In this chapter we describe a proposal of a metropolitan information system (MIS) for providing various information for inhabitants of the city, as well as for strangers. The main principle is based on a philosophy of accessing data from the Internet and to provide a user-friendly interface to these data using various types of intelligent kiosks. The stress is put to the multimodal human-computer communications in both directions using image audio/speech and text modes. We propose several versions of the intelligent kiosks and various types of communications with MIS. The first version is placed on public places and offer three-dimensional human head displayed on a large display that gives information about city, institutions, weather, and so on. It is a system with integrated microphone array, camera, and touch screen as an input and two displays and loudspeakers as the output. Speech recognized question for some information will be transformed into an answer using database or Internet and then visually and acoustically displayed to the costumer with help of robust multilingual speech synthesizer and powerful graphical engine. The second flexible version, even if with limited functionality, is the concept of mobile phone used as a multimedia terminal for access to different information. The last possibility is to use a regular phone (fixed or mobile) to access MIS via an intelligent speech communication interface. The type of communications depends on the version of the terminal. The stand terminals suppose to have mainly fixed IP connection to MIS, but wireless access can be used as well. The second version of terminals uses WiFi technology to MIS. The last solution, the general phone, can access the MIS using either fixed telecommunication network or GSM.

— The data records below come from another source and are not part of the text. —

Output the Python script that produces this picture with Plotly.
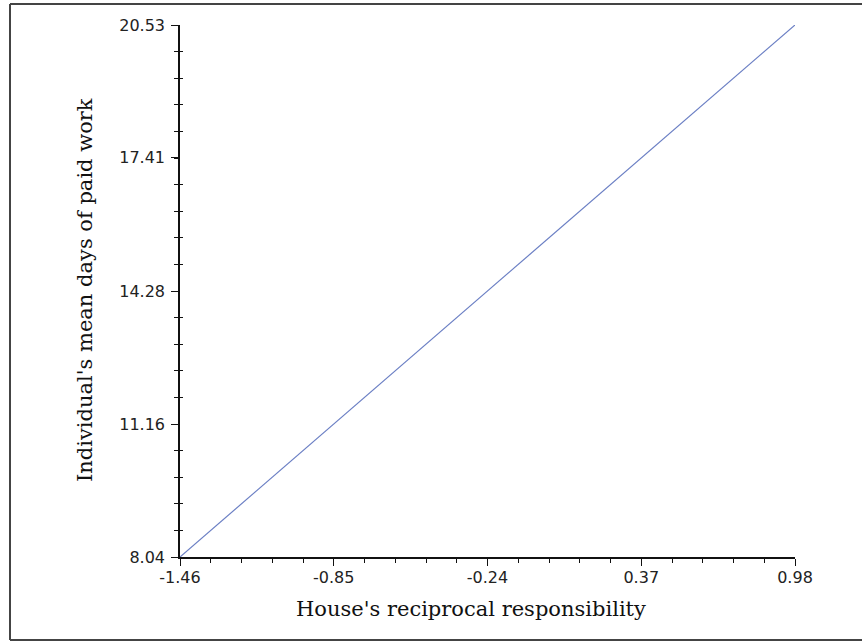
import plotly.graph_objects as go

# Data
x_vals = [-1.46, 0.98]
y_vals = [8.04, 20.53]
x_ticks = [-1.46, -0.85, -0.24, 0.37, 0.98]
x_ticklabels = ["-1.46", "-0.85", "-0.24", "0.37", "0.98"]
y_ticks = [8.04, 11.16, 14.28, 17.41, 20.53]
y_ticklabels = ["8.04", "11.16", "14.28", "17.41", "20.53"]
x_title = "House's reciprocal responsibility"
y_title = "Individual's mean days of paid work"

W, H = 862, 643
L, R, T, B = 180, 67, 25, 86
pw, ph = W - L - R, H - T - B

def px_x(p):
    return (p - L) / pw

def px_y(p):
    return (H - B - p) / ph

y_minor_step = (y_vals[1] - y_vals[0]) / 20
x_minor_step = (x_vals[1] - x_vals[0]) / 20
y_minor_vals = [y_vals[0] + i * y_minor_step for i in range(21) if i % 5 != 0]

fig = go.Figure()
fig.add_trace(go.Scatter(x=x_vals, y=y_vals, mode="lines",
                         line=dict(color="#6b7fc4", width=1.2),
                         hoverinfo="skip", showlegend=False))

tickfont = dict(family="DejaVu Sans", size=16, color="#222")
title_font = dict(family="DejaVu Serif", size=21, color="#111")
fig.update_layout(
    width=W, height=H,
    margin=dict(l=L, r=R, t=T, b=B),
    paper_bgcolor="white", plot_bgcolor="white",
    showlegend=False,
    xaxis=dict(range=[x_vals[0], x_vals[1]], tickvals=x_ticks, ticktext=x_ticklabels,
               showgrid=False, zeroline=False, showline=True, linecolor="#111", linewidth=1.5,
               ticks="outside", ticklen=7, tickwidth=1.3, tickcolor="#111",
               tickfont=tickfont, ticklabelstandoff=-2,
               minor=dict(tick0=x_vals[0], dtick=x_minor_step, ticks="outside", ticklen=4,
                          tickwidth=1.2, tickcolor="#111", showgrid=False)),
    yaxis=dict(range=[y_vals[0], y_vals[1]], tickvals=y_ticks, ticktext=y_ticklabels,
               showgrid=False, zeroline=False, showline=True, linecolor="#111", linewidth=1.5,
               ticks="outside", ticklen=7, tickwidth=1.3, tickcolor="#111",
               tickfont=tickfont, ticklabelstandoff=3,
               minor=dict(tick0=y_vals[0], dtick=y_minor_step, ticks="outside", ticklen=4,
                          tickwidth=1.2, tickcolor="#111", showgrid=False)),
    yaxis2=dict(range=[y_vals[0], y_vals[1]], overlaying="y", side="left",
                tickvals=y_minor_vals, ticks="inside", ticklen=3, tickwidth=1.2,
                tickcolor="#111", showticklabels=False, showgrid=False, zeroline=False,
                showline=False),
    annotations=[
        dict(text=x_title, xref="paper", yref="paper", x=px_x(471), y=px_y(609),
             xanchor="center", yanchor="middle", showarrow=False, font=title_font),
        dict(text=y_title, xref="paper", yref="paper", x=px_x(85), y=px_y(290),
             xanchor="center", yanchor="middle", showarrow=False, textangle=-90,
             font=title_font),
    ],
    shapes=[
        dict(type="line", xref="paper", yref="paper", x0=px_x(10), x1=px_x(10),
             y0=px_y(4), y1=px_y(640), line=dict(color="#444", width=2)),
        dict(type="line", xref="paper", yref="paper", x0=px_x(10), x1=px_x(862),
             y0=px_y(4), y1=px_y(4), line=dict(color="#444", width=2)),
        dict(type="line", xref="paper", yref="paper", x0=px_x(10), x1=px_x(862),
             y0=px_y(640), y1=px_y(640), line=dict(color="#444", width=2)),
    ],
)
# invisible trace to activate yaxis2
fig.add_trace(go.Scatter(x=[x_vals[0]], y=[y_vals[0]], yaxis="y2", mode="markers",
                         marker=dict(opacity=0), hoverinfo="skip", showlegend=False))

fig.write_html("out.html", config={"displayModeBar": False},
               post_script="document.body.style.margin='0';document.body.style.overflow='hidden';")
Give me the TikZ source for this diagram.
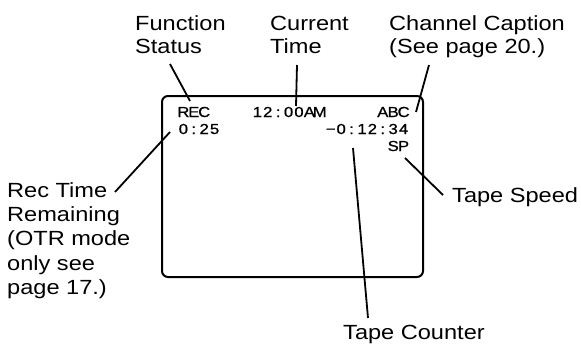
\documentclass[tikz,border=0pt]{standalone}
\usepackage{fontspec}
\setmainfont{Liberation Sans}[FakeStretch=1.15]
\newfontfamily\osdfont{Liberation Sans}[FakeStretch=1.15,FakeBold=0.8]
\newcommand\osdtext[1]{\osdloop#1\relax}
\def\osdloop#1{\ifx#1\relax\else\makebox[10.4pt]{#1}\expandafter\osdloop\fi}
\tikzset{
  lbl/.style={inner sep=0pt, align=left, font=\fontsize{20.5}{23}\selectfont},
  lbll/.style={inner sep=0pt, align=left, font=\fontsize{20.5}{24.4}\selectfont},
  osd/.style={inner sep=0pt, font=\osdfont\fontsize{14.5}{16}\selectfont},
  leader/.style={line width=1.8pt},
  screen/.style={line width=2pt, rounded corners=6pt}
}
\begin{document}
\begin{tikzpicture}[x=1pt,y=-1pt]
\useasboundingbox (0,0) rectangle (581,343);
% screen
\draw[screen] (162,96) rectangle (423,277);
% on-screen texts
\node[osd, anchor=base west] (rec) at (178,117) {\osdtext{REC}};
\node[osd, anchor=base west] (clock) at (252,117) {\osdtext{12:00AM}};
\node[osd, anchor=base east] (abc) at (409,117) {\osdtext{ABC}};
\node[osd, anchor=base west] (rem) at (178,134) {\osdtext{0:25}};
\node[osd, anchor=base east] (cnt) at (409,134) {\osdtext{−0:12:34}};
\node[osd, anchor=base east] (sp) at (409,151) {\osdtext{SP}};
% labels (base anchor = baseline of the last line)
\node[lbl, anchor=base west] (fs) at (135,53) {Function\\Status};
\node[lbl, anchor=base west] (ct) at (270,53) {Current\\Time};
\node[lbl, anchor=base west] (cc) at (389,53) {Channel Caption\\(See page 20.)};
\node[lbll, anchor=base west] (rt) at (7,294.6) {Rec Time\\Remaining\\(OTR mode\\only see\\page 17.)};
\node[lbl, anchor=base west] (ts) at (452,202) {Tape Speed};
\node[lbl, anchor=base west] (tc) at (343,339) {Tape Counter};
% leader end points
\coordinate (fsA) at (170,64);
\coordinate (fsB) at (190,101);
\coordinate (ctA) at (297,65);
\coordinate (ctB) at (296,106);
\coordinate (ccA) at (429,65);
\coordinate (ccB) at (416,112);
\coordinate (rtA) at (115,192);
\coordinate (rtB) at (170,132);
\coordinate (tsA) at (405,158);
\coordinate (tsB) at (443,195);
\coordinate (tcA) at (353,148);
\coordinate (tcB) at (368,318);
% leaders
\draw[leader] (fsA) -- (fsB);
\draw[leader] (ctA) -- (ctB);
\draw[leader] (ccA) -- (ccB);
\draw[leader] (rtA) -- (rtB);
\draw[leader] (tsA) -- (tsB);
\draw[leader] (tcA) -- (tcB);
\end{tikzpicture}
\end{document}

One of the information kiosks that demonstrated a significant improvement over earlier systems is the MINNELLI system (Steiger & Suter, 1994). MINNELLI facilitates interactions with bank customers primarily by the use of short animated cartoons to present information on bank services. However, the MINNELLI system requires a basic user training, which reduces its applicability in most public sites. Another successful kiosk with a broader scope than the MINELLI system is a MACK system (Cassell et al., 2002). MACK is an embodied conversational kiosk that provides information on residents and directions to locations at a research site. It integrates multiple input sources that include speech, gesture, and pressure. The system also exhibits a degree of spatial intelligence by utilizing its awareness of its location and the layout of the building to reference physical locations when it provides directions (Stocky & Cassell, 2002). An August spoken dialog system is also kiosk-based and helps users to find their way around Stockholm, Denmark using an on-screen street map. The most advanced system is a MIKI system (L. McCauley & D’Mello, 2006). MIKI is a three-dimensional, directory assistance-type digital persona displayed on a LCD in FedEX Institute of Technology at the University of Memphis. MIKI stands for Memphis Intelligent Kiosk Initiative and is used to guide students, staff, and visitors through the Institute’s maze of classrooms, labs, lecture halls and offices through graphically rich, multidimensional, interactive, touch and voice sensitive digital content. MIKI differs from above mentioned intelligent kiosk systems by advanced natural language understanding capabilities that provide it with the ability to answer informal verbal queries without the need for rigorous phraseology.
The idea of an application for communication in mobile phone is not new and there have been some systems developed already, working both as embedded (Németh, Kiss, & Tóth, 2005; Gros et al., 2001) and client-server based (Farrugia, 2005).
Key Terms in this Chapter
Data Mining: Is the principle of sorting through large amounts of data and picking out relevant information.
Speech Synthesis: Is the ability of a machine or program to convert the text into speech.
Java Mobile: Is a technology that allows programmers to use the Java programming language and related tools to develop programs for mobile wireless information devices such as cellular phones and personal digital assistants (PDAs).
Multimedia: Is media that utilizes a combination of different content forms.
Human Computer Interaction: Is the study of how people interact with computers and to what extent computers are or are not developed for successful interaction with human beings.
Speech Recognition: Is the ability of a machine or program to recognize voice commands or take dictation.